MOVIE LIFE by Richard Edson
MOVIE LIFE by Richard Edson
$35.00
MOVIE LIFE by Richard Edson
Movie Life is an inside photographic portrait of the film industry by the veteran character actor Richard Edson. Although primarily known for his acting accomplishments, Edson stared his career working as a musician, first as a the original drummer for Sonic Youth, and later in the seminal NYC funk collective Konk, for whom he preformed with throughout the early 1980s. It was around this period that he was approached by Jim Jarmusch who cast him alongside John Lurie in his 1984 breakout film entitled Stranger Than Paradise.
Since then Edson has gone on to have a long and successful movie career and has appeared in over 100 films, including Desperately Seeking Susan; Ferris Bueller’s Day Off; Good Morning, Vietnam; Do the Right Thing; Eight Men Out, plus many others. Throughout this period he nurtured a keen interest in photography but held back from actively shooting on set as he felt it distracted from his primary responsibly as an actor. However, when he was cast in Oliver Stone’s Platoon and Alex Cox’s Walker, (films shot in the Philippines and Nicaragua respectively), he realized these were opportunities he couldn’t fail to document.

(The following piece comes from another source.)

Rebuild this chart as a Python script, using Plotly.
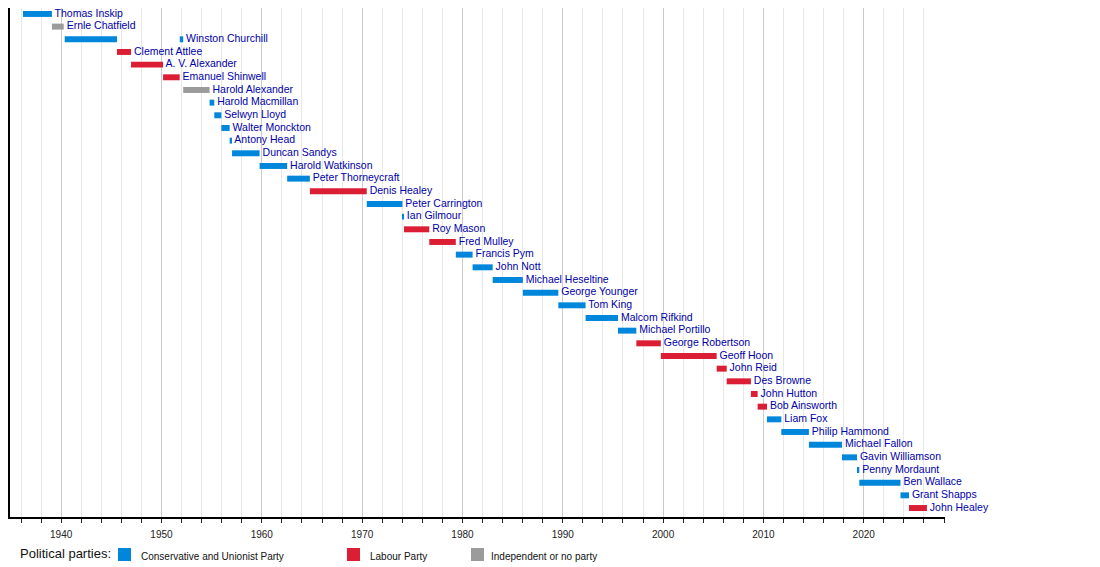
import datetime as dt
import plotly.graph_objects as go

# Ministers / Secretaries of State for Defence (one entry per term)
names = ["Thomas Inskip", "Ernle Chatfield", "Winston Churchill", "Clement Attlee",
         "A. V. Alexander", "Emanuel Shinwell", "Winston Churchill", "Harold Alexander",
         "Harold Macmillan", "Selwyn Lloyd", "Walter Monckton", "Antony Head",
         "Duncan Sandys", "Harold Watkinson", "Peter Thorneycraft", "Denis Healey",
         "Peter Carrington", "Ian Gilmour", "Roy Mason", "Fred Mulley", "Francis Pym",
         "John Nott", "Michael Heseltine", "George Younger", "Tom King",
         "Malcom Rifkind", "Michael Portillo", "George Robertson", "Geoff Hoon",
         "John Reid", "Des Browne", "John Hutton", "Bob Ainsworth", "Liam Fox",
         "Philip Hammond", "Michael Fallon", "Gavin Williamson", "Penny Mordaunt",
         "Ben Wallace", "Grant Shapps", "John Healey"]
starts = ["1936-03-13", "1939-01-29", "1940-05-10", "1945-07-27", "1946-12-20",
          "1950-02-28", "1951-10-28", "1952-03-01", "1954-10-18", "1955-04-07",
          "1955-12-20", "1956-10-18", "1957-01-13", "1959-10-14", "1962-07-13",
          "1964-10-16", "1970-06-20", "1974-01-08", "1974-03-05", "1976-09-10",
          "1979-05-05", "1981-01-05", "1983-01-06", "1986-01-09", "1989-07-24",
          "1992-04-11", "1995-07-05", "1997-05-03", "1999-10-11", "2005-05-06",
          "2006-05-05", "2008-10-03", "2009-06-05", "2010-05-12", "2011-10-14",
          "2014-07-15", "2017-11-02", "2019-05-01", "2019-07-24", "2023-08-31",
          "2024-07-05"]
ends = ["1939-01-29", "1940-04-03", "1945-07-26", "1946-12-20", "1950-02-28",
        "1951-10-26", "1952-03-01", "1954-10-18", "1955-04-07", "1955-12-20",
        "1956-10-18", "1957-01-13", "1959-10-14", "1962-07-13", "1964-10-16",
        "1970-06-19", "1974-01-08", "1974-03-04", "1976-09-10", "1979-05-04",
        "1981-01-05", "1983-01-06", "1986-01-09", "1989-07-24", "1992-04-10",
        "1995-07-05", "1997-05-02", "1999-10-11", "2005-05-05", "2006-05-05",
        "2008-10-03", "2009-06-05", "2010-05-11", "2011-10-14", "2014-07-15",
        "2017-11-01", "2019-05-01", "2019-07-24", "2023-08-31", "2024-07-05",
        "2026-04-20"]
parties = ["Con", "Ind", "Con", "Lab", "Lab", "Lab", "Con", "Ind", "Con", "Con",
           "Con", "Con", "Con", "Con", "Con", "Lab", "Con", "Con", "Lab", "Lab",
           "Con", "Con", "Con", "Con", "Con", "Con", "Con", "Lab", "Lab", "Lab",
           "Lab", "Lab", "Lab", "Con", "Con", "Con", "Con", "Con", "Con", "Con",
           "Lab"]

party_names = {"Con": "Conservative and Unionist Party",
               "Lab": "Labour Party",
               "Ind": "Independent or no party"}
party_colors = {"Con": "#0087DC", "Lab": "#DC1E35", "Ind": "#9B9B9B"}


def year_frac(s):
    d = dt.date.fromisoformat(s)
    return d.year + (d.timetuple().tm_yday - 1) / 365.25


# one row per person, in order of first appearance
rows = []
for n in names:
    if n not in rows:
        rows.append(n)
row_of = [rows.index(n) for n in names]
x0 = [year_frac(s) for s in starts]
x1 = [year_frac(e) for e in ends]

fig = go.Figure()

for p in ["Con", "Lab", "Ind"]:
    idx = [i for i in range(len(names)) if parties[i] == p]
    fig.add_trace(go.Bar(
        orientation="h",
        base=[x0[i] for i in idx],
        x=[x1[i] - x0[i] for i in idx],
        y=[row_of[i] for i in idx],
        width=0.47,
        marker=dict(color=party_colors[p], line=dict(width=0)),
        name=party_names[p],
        showlegend=False,
        hoverinfo="skip"))

# label after the last term of each person
last_end = {}
for i, n in enumerate(names):
    last_end[n] = x1[i]
fig.add_trace(go.Scatter(
    x=[last_end[n] for n in rows],
    y=list(range(len(rows))),
    mode="text",
    text=[" " + n for n in rows],
    textposition="middle right",
    textfont=dict(family="Liberation Sans, Arial", size=10.5, color="#0000A8"),
    cliponaxis=False,
    showlegend=False,
    hoverinfo="skip"))

# page body has an 8px margin, so the figure is a bit smaller than the window
fig.update_layout(
    width=1092, height=559,
    margin=dict(l=2, r=155, t=0, b=50),
    plot_bgcolor="white",
    paper_bgcolor="white",
    barmode="overlay",
    font=dict(family="Liberation Sans, Arial", color="#222222"),
    xaxis=dict(range=[1934.9, 2028.1], tick0=1940, dtick=10,
               showgrid=True, gridcolor="#cccccc", gridwidth=1,
               ticks="outside", ticklen=4, tickcolor="#222222",
               tickfont=dict(size=10), ticklabelstandoff=3,
               showline=True, linecolor="black", linewidth=1.5,
               zeroline=False,
               minor=dict(dtick=2, tick0=1940, showgrid=True,
                          gridcolor="#e8e8e8", ticks="outside", ticklen=4,
                          tickcolor="#222222")),
    yaxis=dict(range=[39.71, -0.47], showticklabels=False, showgrid=False,
               zeroline=False, showline=True, linecolor="black", linewidth=1.5,
               ticks=""))

# legend drawn underneath
pw, ph = 935.0, 509.0
fig.add_annotation(x=(18 - 10) / pw, y=(517 - 553) / ph, xref="paper", yref="paper",
                   text="Political parties:", showarrow=False, xanchor="left",
                   yanchor="middle", font=dict(size=13, color="#111111"))
leg_x = {"Con": 118, "Lab": 347, "Ind": 471}
leg_tx = {"Con": 139, "Lab": 368, "Ind": 489}
for p in ["Con", "Lab", "Ind"]:
    fig.add_shape(type="rect", xref="paper", yref="paper",
                  x0=(leg_x[p] - 10) / pw, x1=(leg_x[p] + 3) / pw,
                  y0=(517 - 548) / ph, y1=(517 - 561) / ph,
                  fillcolor=party_colors[p], line=dict(width=0))
    fig.add_annotation(x=(leg_tx[p] - 10) / pw, y=(517 - 556) / ph,
                       xref="paper", yref="paper", text=party_names[p],
                       showarrow=False, xanchor="left", yanchor="middle",
                       font=dict(size=10, color="#111111"))

fig.write_html("out.html")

Combining high-contrast format together with a first-hand insider viewpoint Edson assembles a unique behind-the-scenes perspective of film making that is unsurpassed in scope. Taken over a 30 year period, and entirely shot using B&W film, Movie Life features portraits of famous friends and colleagues from in front and behind the camera such as Willem Dafoe, Steve Buscemi, Edie Falco, Dee Dee Ramone, Ed Harris, Laurie Metcalf, Holly Hunter, John Sayles, and Wim Wenders.

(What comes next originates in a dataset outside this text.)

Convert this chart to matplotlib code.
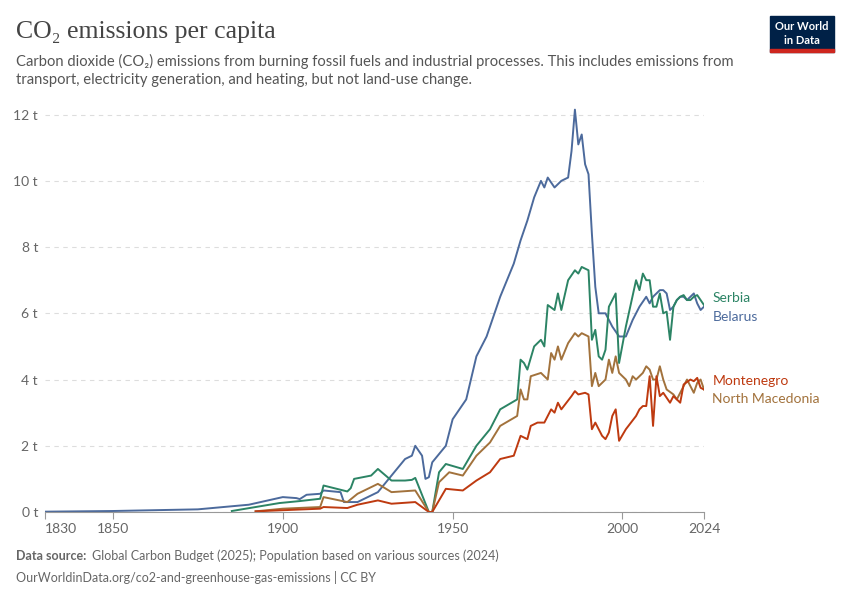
import matplotlib
matplotlib.use("Agg")
import matplotlib.pyplot as plt
from matplotlib.patches import Rectangle

belarus_years = [1830,1850,1875,1890,1900,1904,1905,1907,1911,1912,1917,1918,1922,1928,1932,1936,1938,1939,1941,1942,1943,1944,1948,1950,1954,1957,1960,1962,1964,1966,1968,1970,1972,1974,1976,1977,1978,1980,1982,1984,1985,1986,1987,1988,1989,1990,1991,1992,1993,1995,1997,1999,2001,2003,2005,2007,2008,2009,2010,2011,2012,2013,2014,2015,2016,2017,2018,2019,2020,2021,2022,2023,2024]
belarus_vals = [0.01,0.03,0.08,0.22,0.45,0.42,0.39,0.52,0.55,0.65,0.6,0.3,0.3,0.6,1.1,1.6,1.7,2.0,1.7,1.0,1.05,1.5,2.0,2.8,3.4,4.7,5.3,5.9,6.5,7.0,7.5,8.2,8.8,9.5,10.0,9.8,10.1,9.8,10.0,10.1,10.9,12.15,11.1,11.4,10.5,10.2,8.4,6.8,6.0,6.0,5.6,5.3,5.3,5.8,6.2,6.5,6.3,6.5,6.6,6.7,6.7,6.6,6.1,6.2,6.4,6.5,6.5,6.4,6.5,6.6,6.3,6.1,6.2]

serbia_years = [1885,1899,1905,1911,1912,1919,1920,1921,1926,1928,1932,1936,1938,1939,1943,1944,1946,1948,1953,1957,1961,1964,1969,1970,1971,1972,1974,1976,1977,1978,1980,1981,1982,1984,1986,1987,1988,1989,1990,1991,1992,1993,1994,1995,1996,1998,1999,2001,2004,2005,2006,2007,2008,2009,2010,2011,2012,2013,2014,2015,2016,2017,2018,2019,2020,2021,2022,2023,2024]
serbia_vals = [0.03,0.27,0.33,0.4,0.8,0.62,0.72,1.0,1.1,1.3,0.95,0.95,0.97,1.03,0.0,0.0,1.2,1.45,1.3,2.0,2.5,3.1,3.4,4.6,4.5,4.3,5.0,5.2,5.0,6.25,6.1,6.6,6.1,7.0,7.3,7.2,7.4,7.35,7.3,5.2,5.5,4.7,4.6,4.9,6.2,6.6,4.5,5.6,7.0,6.7,7.2,7.0,7.0,6.2,6.2,6.6,6.0,6.05,5.2,6.2,6.4,6.5,6.55,6.4,6.4,6.5,6.55,6.4,6.25]

macedonia_years = [1892,1900,1911,1912,1919,1922,1928,1932,1939,1943,1944,1946,1949,1953,1957,1961,1964,1969,1970,1971,1972,1973,1976,1978,1979,1980,1981,1982,1984,1986,1987,1988,1990,1991,1992,1993,1995,1996,1997,1998,1999,2001,2002,2003,2004,2006,2007,2008,2009,2010,2011,2012,2013,2015,2016,2018,2019,2021,2022,2023,2024]
macedonia_vals = [0.02,0.1,0.15,0.45,0.3,0.55,0.85,0.6,0.65,0.0,0.0,0.9,1.2,1.1,1.7,2.1,2.6,2.9,3.7,3.4,3.4,4.1,4.2,4.0,4.8,4.6,5.0,4.6,5.1,5.4,5.3,5.4,5.3,3.8,4.2,3.8,4.0,4.6,4.2,4.7,4.2,4.0,3.8,4.1,4.0,4.2,4.4,4.3,4.0,4.0,4.4,4.0,3.7,3.55,3.4,3.8,4.0,3.6,3.9,4.0,3.7]

montenegro_years = [1892,1911,1912,1919,1922,1928,1932,1939,1943,1944,1948,1953,1957,1961,1964,1968,1970,1972,1973,1975,1977,1979,1980,1981,1982,1985,1986,1987,1989,1990,1991,1992,1994,1995,1996,1997,1998,1999,2001,2004,2005,2006,2007,2008,2009,2010,2011,2012,2014,2015,2017,2018,2020,2021,2022,2023,2024]
montenegro_vals = [0.02,0.1,0.15,0.12,0.22,0.35,0.25,0.3,0.0,0.0,0.7,0.65,0.95,1.2,1.6,1.7,2.3,2.2,2.6,2.7,2.7,3.1,3.0,3.3,3.1,3.5,3.65,3.55,3.6,3.55,2.5,2.7,2.3,2.2,2.4,2.9,3.1,2.15,2.5,2.9,3.1,3.2,3.2,4.1,2.6,4.1,3.5,3.6,3.3,3.5,3.3,3.85,4.0,3.95,4.05,3.75,3.7]

series = [
    ("Belarus", belarus_years, belarus_vals, "#4C6A9C"),
    ("Serbia", serbia_years, serbia_vals, "#2C8465"),
    ("North Macedonia", macedonia_years, macedonia_vals, "#A2723C"),
    ("Montenegro", montenegro_years, montenegro_vals, "#BE3A10"),
]
label_y = {"Serbia": 6.45, "Belarus": 5.9, "Montenegro": 3.95, "North Macedonia": 3.4}

xticks = [1830, 1850, 1900, 1950, 2000, 2024]
yticks = [0, 2, 4, 6, 8, 10, 12]

plt.rcParams['font.family'] = ['Lato', 'DejaVu Sans']
fig = plt.figure(figsize=(8.5, 6), dpi=100)
ax = fig.add_axes([45/850, 88/600, 659/850, 404/600])
for name, xs, ys, c in series:
    ax.plot(xs, ys, color=c, lw=1.4, solid_joinstyle='round')
    ax.text(2026.5, label_y[name], name, color=c, fontsize=10, va='center', ha='left', clip_on=False)

ax.set_xlim(1830, 2024)
ax.set_ylim(0, 12.2)
ax.set_yticks(yticks)
ax.set_yticklabels([f"{v} t" for v in yticks], fontsize=10, color="#666666")
ax.set_xticks(xticks)
ax.set_xticklabels([str(v) for v in xticks], fontsize=10, color="#666666")
ax.get_xticklabels()[0].set_ha('left')
ax.tick_params(axis='y', length=0, pad=5)
ax.tick_params(axis='x', length=5, color="#999999", pad=3)
ax.grid(axis='y', color="#dddddd", ls=(0, (4, 4)), lw=0.8)
for s in ['top', 'right', 'left']:
    ax.spines[s].set_visible(False)
ax.spines['bottom'].set_color("#999999")
ax.set_axisbelow(True)

fig.text(16/850, 1-32/600, "CO₂ emissions per capita", fontsize=18.5, family=['Liberation Serif', 'DejaVu Serif'], color="#444444", va='center')
fig.text(16/850, 1-61/600, "Carbon dioxide (CO₂) emissions from burning fossil fuels and industrial processes. This includes emissions from", fontsize=10.6, color="#555555", va='center')
fig.text(16/850, 1-80/600, "transport, electricity generation, and heating, but not land-use change.", fontsize=10.6, color="#555555", va='center')
fig.text(16/850, 1-556/600, "Data source:", fontsize=9, color="#666666", va='center', weight='bold')
fig.text(92/850, 1-556/600, "Global Carbon Budget (2025); Population based on various sources (2024)", fontsize=9, color="#666666", va='center')
fig.text(16/850, 1-577/600, "OurWorldinData.org/co2-and-greenhouse-gas-emissions | CC BY", fontsize=9, color="#666666", va='center')

fig.patches.append(Rectangle((770/850, 1-52/600), 64/850, 36/600, transform=fig.transFigure, color="#002147"))
fig.patches.append(Rectangle((770/850, 1-52/600), 64/850, 3/600, transform=fig.transFigure, color="#CE261E"))
fig.text(802/850, 1-27/600, "Our World", fontsize=8, color="white", ha='center', va='center', weight='bold')
fig.text(802/850, 1-40/600, "in Data", fontsize=8, color="white", ha='center', va='center', weight='bold')

fig.savefig("out.png", dpi=100)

Documenting the dramatic as well as the mundane Edson presents the full spectrum of film production, from the exotic and creative process of shooting on location, to the not-so-glamorous necessity of promoting films at festivals, press junkets and countless interviews. In the end what one is presented with is a portrait of an industry as well as a life contained within that industry, and as Edson explains in the epilogue: “Becoming an actor was a good excuse to take photographs. The places I was went, the people I met, plus being involved in the whole machinery of film making was a subject that was too great to pass up.”